Ramanujan's congruences, as extended by Watson and Atkin, show that in the $\ell$-adic metric for $\ell\in\{5,7,11\}$, the partition function is continuous at $\frac{1}{24}$, having a limit $\lim_{n\to_\ell1/24}p(n)=0$. And for $\ell\neq7$, the speed of convergence is linear, so $p$ is Lipschitz continuous at $\frac{1}{24}$.
(I haven't read these proofs, and it's entirely possible that I'm misunderstanding the results. I'm just trying to get a feel for what is known, treating the results as black boxes.)
A natural followup question: Is $p$ also differentiable at $\frac{1}{24}$? (Assume a definition of the derivative appropriate to this context.)

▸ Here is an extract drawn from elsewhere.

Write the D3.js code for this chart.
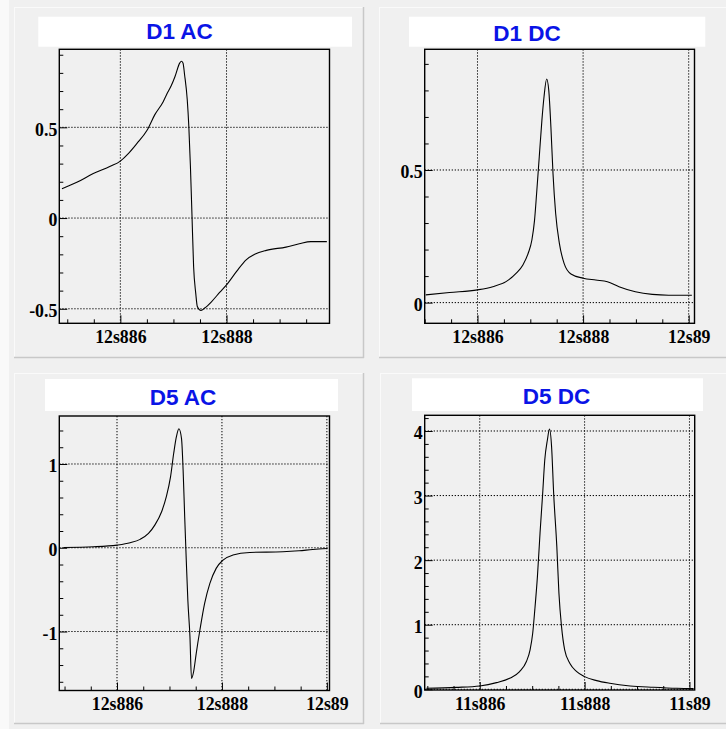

Naively, let $n_1=4, n_2=4+4\cdot 5,n_3=4+4\cdot 5+3\cdot 5^2,\dots$ where $n_k\cdot 24\cong 1 \pmod {5^k}$ and $p(n_k)\to0\;$ $5$-adically. Then it seems $p(n_k)/(n_k-1/24)\cong \pm1\pmod{5}$ depending on if $k\cong 0,1\pmod4$ or $k\cong2,3\pmod4$. Thus the difference quotient does not approach a limit.